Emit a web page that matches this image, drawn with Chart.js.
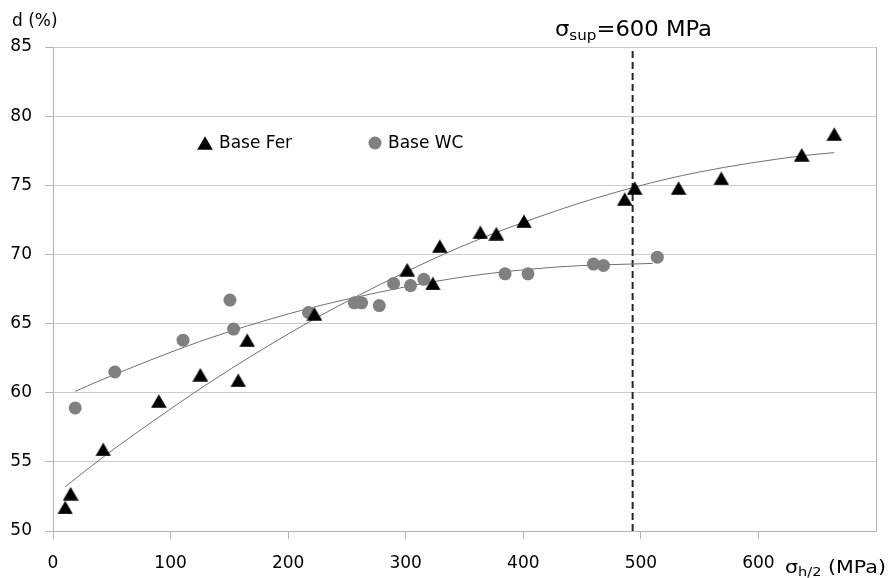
<!DOCTYPE html>
<html><head><meta charset="utf-8">
<script src="https://cdn.jsdelivr.net/npm/chart.js@4/dist/chart.umd.min.js"></script>
<style>html,body{margin:0;padding:0;background:#fff}canvas{display:block}</style>
</head><body>
<canvas id="c" width="890" height="578"></canvas>
<script>
// ---- data ----
const ferX = [10.4, 15.0, 42.7, 90.0, 125.3, 157.6, 165.2, 222.4, 301.3, 323.1, 329.0, 363.5, 377.1, 400.6, 486.3, 494.8, 532.1, 568.4, 636.8, 664.5];
const ferY = [51.7, 52.7, 55.9, 59.4, 61.3, 60.9, 63.8, 65.7, 68.9, 67.9, 70.6, 71.6, 71.5, 72.4, 74.0, 74.8, 74.8, 75.5, 77.2, 78.7];
const wcX = [18.9, 52.6, 110.6, 150.5, 153.6, 217.3, 256.3, 262.5, 277.5, 289.7, 304.1, 315.4, 384.5, 404.0, 459.7, 468.2, 514.0];
const wcY = [58.9, 61.5, 63.8, 66.7, 64.6, 65.8, 66.5, 66.5, 66.3, 67.9, 67.75, 68.2, 68.6, 68.6, 69.3, 69.2, 69.8];
// trend curves
const ferTrendX = [10.4, 42.7, 98.2, 135.2, 201.1, 256.3, 345.4, 430.3, 494.8, 549.1, 636.8, 664.5];
const ferTrendY = [53.2, 55.35, 58.72, 60.85, 64.3, 66.88, 70.5, 73.22, 74.87, 75.95, 77.13, 77.36];
const wcTrendX = [18.9, 40.0, 124.8, 201.1, 256.3, 345.4, 430.3, 510.0];
const wcTrendY = [60.1, 60.88, 63.7, 65.72, 66.88, 68.33, 69.1, 69.35];
const supLineX = 493;
const xTickValues = [0, 100, 200, 300, 400, 500, 600];
const yTickValues = [50, 55, 60, 65, 70, 75, 80, 85];
const seriesNames = ['Base Fer', 'Base WC'];

const FONT = '"DejaVu Sans", sans-serif';
const pts = (xs, ys) => xs.map((x, i) => ({x, y: ys[i]}));

// triangle marker, centred on its bounding box
const tri = document.createElement('canvas');
tri.width = 16; tri.height = 14;
(function () {
  const t = tri.getContext('2d');
  t.fillStyle = '#000';
  t.beginPath(); t.moveTo(8, 0.3); t.lineTo(15.8, 13.8); t.lineTo(0.2, 13.8); t.closePath(); t.fill();
})();

function drawRich(ctx, segs, x, baseline, targetW) {
  let w = 0;
  segs.forEach(s => { ctx.font = s.size + 'px ' + FONT; s.w = ctx.measureText(s.t).width; w += s.w; });
  const k = targetW ? targetW / w : 1;
  ctx.save();
  ctx.translate(x, baseline);
  ctx.scale(k, 1);
  ctx.fillStyle = '#000';
  ctx.textBaseline = 'alphabetic';
  ctx.textAlign = 'left';
  let cx = 0;
  segs.forEach(s => { ctx.font = s.size + 'px ' + FONT; ctx.fillText(s.t, cx, s.dy || 0); cx += s.w; });
  ctx.restore();
}

const annot = {
  id: 'annot',
  afterDraw(chart) {
    const ctx = chart.ctx;
    drawRich(ctx, [{t: 'd (%)', size: 17}], 12, 25.5);
    drawRich(ctx, [{t: 'σ', size: 21}, {t: 'sup', size: 14, dy: 4}, {t: '=600 MPa', size: 21}], 555, 36, 157);
    drawRich(ctx, [{t: 'σ', size: 17}, {t: 'h/2', size: 12, dy: 3}, {t: ' (MPa)', size: 17}], 785, 573, 101);
    // legend
    ctx.save();
    ctx.drawImage(tri, 205 - 8, 143 - 7);
    ctx.fillStyle = '#808080';
    ctx.beginPath(); ctx.arc(375, 143, 6.5, 0, Math.PI * 2); ctx.fill();
    ctx.fillStyle = '#000'; ctx.font = '17px ' + FONT; ctx.textBaseline = 'middle';
    ctx.fillText(seriesNames[0], 219, 144);
    ctx.fillText(seriesNames[1], 388, 144);
    ctx.restore();
  }
};

new Chart(document.getElementById('c'), {
  type: 'scatter',
  data: {
    datasets: [
      {label: seriesNames[0], data: pts(ferX, ferY), pointStyle: tri, pointRadius: 8, pointHoverRadius: 8,
       backgroundColor: '#000', borderColor: '#000', borderWidth: 0, order: 0},
      {label: seriesNames[1], data: pts(wcX, wcY), pointStyle: 'circle', pointRadius: 6.5, pointHoverRadius: 6.5,
       backgroundColor: '#808080', borderColor: '#808080', borderWidth: 0, order: 0},
      {label: 'trend Fer', data: pts(ferTrendX, ferTrendY), showLine: true, pointRadius: 0, borderColor: '#707070',
       borderWidth: 1, cubicInterpolationMode: 'monotone', fill: false, order: 1},
      {label: 'trend WC', data: pts(wcTrendX, wcTrendY), showLine: true, pointRadius: 0, borderColor: '#707070',
       borderWidth: 1, cubicInterpolationMode: 'monotone', fill: false, order: 1},
      {label: 'sup', data: [{x: supLineX, y: yTickValues[0]}, {x: supLineX, y: yTickValues[yTickValues.length - 1]}],
       showLine: true, pointRadius: 0, borderColor: '#262626', borderWidth: 2, borderDash: [7, 4], order: 2}
    ]
  },
  options: {
    responsive: false,
    animation: false,
    events: [],
    layout: {padding: {left: 0, right: 13, top: 47, bottom: 0}},
    plugins: {legend: {display: false}, tooltip: {enabled: false}},
    scales: {
      x: {
        type: 'linear', min: 0, max: 700,
        afterBuildTicks: s => { s.ticks = xTickValues.concat([700]).map(v => ({value: v})); },
        afterFit: s => { s.height = 47; },
        ticks: {font: {family: FONT, size: 17}, color: '#000', padding: 14,
                callback: v => (xTickValues.includes(v) ? String(v) : '')},
        grid: {drawOnChartArea: true, tickLength: 8,
               color: c => (c.tick && c.tick.value === 700 ? '#b4b4b4' : 'rgba(0,0,0,0)'),
               tickColor: c => (c.tick && c.tick.value === 700 ? 'rgba(0,0,0,0)' : '#b4b4b4')},
        border: {display: true, color: '#b4b4b4', width: 1}
      },
      y: {
        type: 'linear', min: 50, max: 85,
        afterBuildTicks: s => { s.ticks = yTickValues.map(v => ({value: v})); },
        afterFit: s => { s.width = 53; },
        ticks: {font: {family: FONT, size: 17}, color: '#000', padding: 13},
        grid: {color: '#cccccc', tickLength: 8, tickColor: '#b4b4b4'},
        border: {display: true, color: '#b4b4b4', width: 1}
      }
    }
  },
  plugins: [annot]
});
</script>
</body></html>
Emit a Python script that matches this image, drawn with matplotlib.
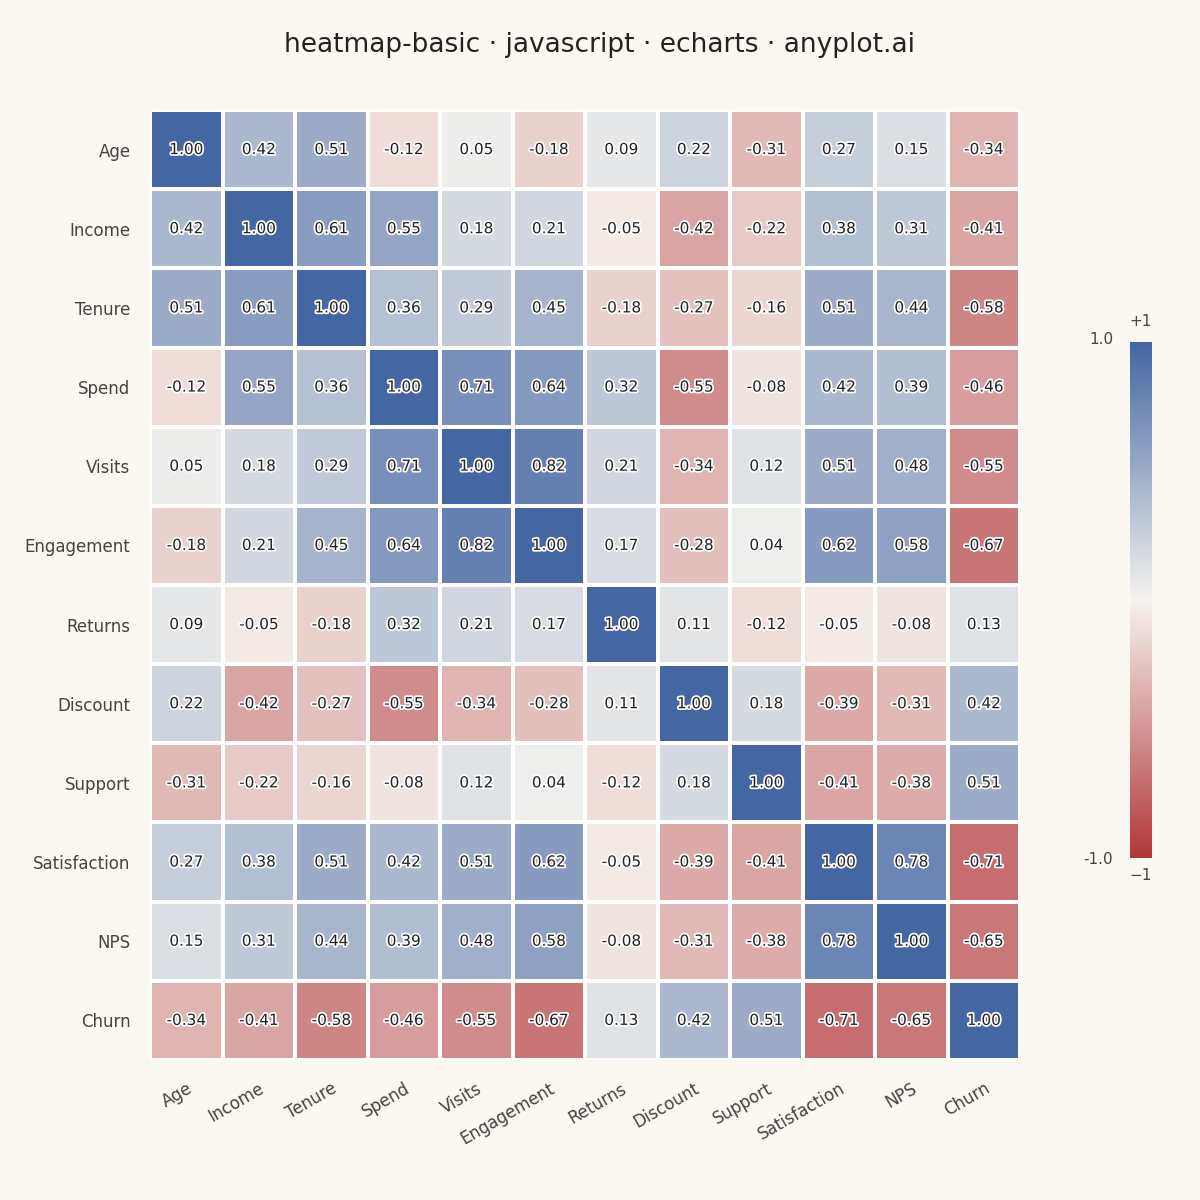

Problem details
Transcribe the records verbatim and omit the images.

Result for this task
Emit a web page that matches this image, drawn with Chart.js.
<!DOCTYPE html>
<html><head><meta charset="utf-8">
<script src="https://cdn.jsdelivr.net/npm/chart.js@4/dist/chart.umd.min.js"></script>
<style>html,body{margin:0;padding:0;background:#fff}canvas{display:block}</style>
</head><body>
<canvas id="c" width="890" height="578"></canvas>
<script>
// ---- data ----
const ferX = [10.4, 15.0, 42.7, 90.0, 125.3, 157.6, 165.2, 222.4, 301.3, 323.1, 329.0, 363.5, 377.1, 400.6, 486.3, 494.8, 532.1, 568.4, 636.8, 664.5];
const ferY = [51.7, 52.7, 55.9, 59.4, 61.3, 60.9, 63.8, 65.7, 68.9, 67.9, 70.6, 71.6, 71.5, 72.4, 74.0, 74.8, 74.8, 75.5, 77.2, 78.7];
const wcX = [18.9, 52.6, 110.6, 150.5, 153.6, 217.3, 256.3, 262.5, 277.5, 289.7, 304.1, 315.4, 384.5, 404.0, 459.7, 468.2, 514.0];
const wcY = [58.9, 61.5, 63.8, 66.7, 64.6, 65.8, 66.5, 66.5, 66.3, 67.9, 67.75, 68.2, 68.6, 68.6, 69.3, 69.2, 69.8];
// trend curves
const ferTrendX = [10.4, 42.7, 98.2, 135.2, 201.1, 256.3, 345.4, 430.3, 494.8, 549.1, 636.8, 664.5];
const ferTrendY = [53.2, 55.35, 58.72, 60.85, 64.3, 66.88, 70.5, 73.22, 74.87, 75.95, 77.13, 77.36];
const wcTrendX = [18.9, 40.0, 124.8, 201.1, 256.3, 345.4, 430.3, 510.0];
const wcTrendY = [60.1, 60.88, 63.7, 65.72, 66.88, 68.33, 69.1, 69.35];
const supLineX = 493;
const xTickValues = [0, 100, 200, 300, 400, 500, 600];
const yTickValues = [50, 55, 60, 65, 70, 75, 80, 85];
const seriesNames = ['Base Fer', 'Base WC'];

const FONT = '"DejaVu Sans", sans-serif';
const pts = (xs, ys) => xs.map((x, i) => ({x, y: ys[i]}));

// triangle marker, centred on its bounding box
const tri = document.createElement('canvas');
tri.width = 16; tri.height = 14;
(function () {
  const t = tri.getContext('2d');
  t.fillStyle = '#000';
  t.beginPath(); t.moveTo(8, 0.3); t.lineTo(15.8, 13.8); t.lineTo(0.2, 13.8); t.closePath(); t.fill();
})();

function drawRich(ctx, segs, x, baseline, targetW) {
  let w = 0;
  segs.forEach(s => { ctx.font = s.size + 'px ' + FONT; s.w = ctx.measureText(s.t).width; w += s.w; });
  const k = targetW ? targetW / w : 1;
  ctx.save();
  ctx.translate(x, baseline);
  ctx.scale(k, 1);
  ctx.fillStyle = '#000';
  ctx.textBaseline = 'alphabetic';
  ctx.textAlign = 'left';
  let cx = 0;
  segs.forEach(s => { ctx.font = s.size + 'px ' + FONT; ctx.fillText(s.t, cx, s.dy || 0); cx += s.w; });
  ctx.restore();
}

const annot = {
  id: 'annot',
  afterDraw(chart) {
    const ctx = chart.ctx;
    drawRich(ctx, [{t: 'd (%)', size: 17}], 12, 25.5);
    drawRich(ctx, [{t: 'σ', size: 21}, {t: 'sup', size: 14, dy: 4}, {t: '=600 MPa', size: 21}], 555, 36, 157);
    drawRich(ctx, [{t: 'σ', size: 17}, {t: 'h/2', size: 12, dy: 3}, {t: ' (MPa)', size: 17}], 785, 573, 101);
    // legend
    ctx.save();
    ctx.drawImage(tri, 205 - 8, 143 - 7);
    ctx.fillStyle = '#808080';
    ctx.beginPath(); ctx.arc(375, 143, 6.5, 0, Math.PI * 2); ctx.fill();
    ctx.fillStyle = '#000'; ctx.font = '17px ' + FONT; ctx.textBaseline = 'middle';
    ctx.fillText(seriesNames[0], 219, 144);
    ctx.fillText(seriesNames[1], 388, 144);
    ctx.restore();
  }
};

new Chart(document.getElementById('c'), {
  type: 'scatter',
  data: {
    datasets: [
      {label: seriesNames[0], data: pts(ferX, ferY), pointStyle: tri, pointRadius: 8, pointHoverRadius: 8,
       backgroundColor: '#000', borderColor: '#000', borderWidth: 0, order: 0},
      {label: seriesNames[1], data: pts(wcX, wcY), pointStyle: 'circle', pointRadius: 6.5, pointHoverRadius: 6.5,
       backgroundColor: '#808080', borderColor: '#808080', borderWidth: 0, order: 0},
      {label: 'trend Fer', data: pts(ferTrendX, ferTrendY), showLine: true, pointRadius: 0, borderColor: '#707070',
       borderWidth: 1, cubicInterpolationMode: 'monotone', fill: false, order: 1},
      {label: 'trend WC', data: pts(wcTrendX, wcTrendY), showLine: true, pointRadius: 0, borderColor: '#707070',
       borderWidth: 1, cubicInterpolationMode: 'monotone', fill: false, order: 1},
      {label: 'sup', data: [{x: supLineX, y: yTickValues[0]}, {x: supLineX, y: yTickValues[yTickValues.length - 1]}],
       showLine: true, pointRadius: 0, borderColor: '#262626', borderWidth: 2, borderDash: [7, 4], order: 2}
    ]
  },
  options: {
    responsive: false,
    animation: false,
    events: [],
    layout: {padding: {left: 0, right: 13, top: 47, bottom: 0}},
    plugins: {legend: {display: false}, tooltip: {enabled: false}},
    scales: {
      x: {
        type: 'linear', min: 0, max: 700,
        afterBuildTicks: s => { s.ticks = xTickValues.concat([700]).map(v => ({value: v})); },
        afterFit: s => { s.height = 47; },
        ticks: {font: {family: FONT, size: 17}, color: '#000', padding: 14,
                callback: v => (xTickValues.includes(v) ? String(v) : '')},
        grid: {drawOnChartArea: true, tickLength: 8,
               color: c => (c.tick && c.tick.value === 700 ? '#b4b4b4' : 'rgba(0,0,0,0)'),
               tickColor: c => (c.tick && c.tick.value === 700 ? 'rgba(0,0,0,0)' : '#b4b4b4')},
        border: {display: true, color: '#b4b4b4', width: 1}
      },
      y: {
        type: 'linear', min: 50, max: 85,
        afterBuildTicks: s => { s.ticks = yTickValues.map(v => ({value: v})); },
        afterFit: s => { s.width = 53; },
        ticks: {font: {family: FONT, size: 17}, color: '#000', padding: 13},
        grid: {color: '#cccccc', tickLength: 8, tickColor: '#b4b4b4'},
        border: {display: true, color: '#b4b4b4', width: 1}
      }
    }
  },
  plugins: [annot]
});
</script>
</body></html>
Emit a Python script that matches this image, drawn with matplotlib.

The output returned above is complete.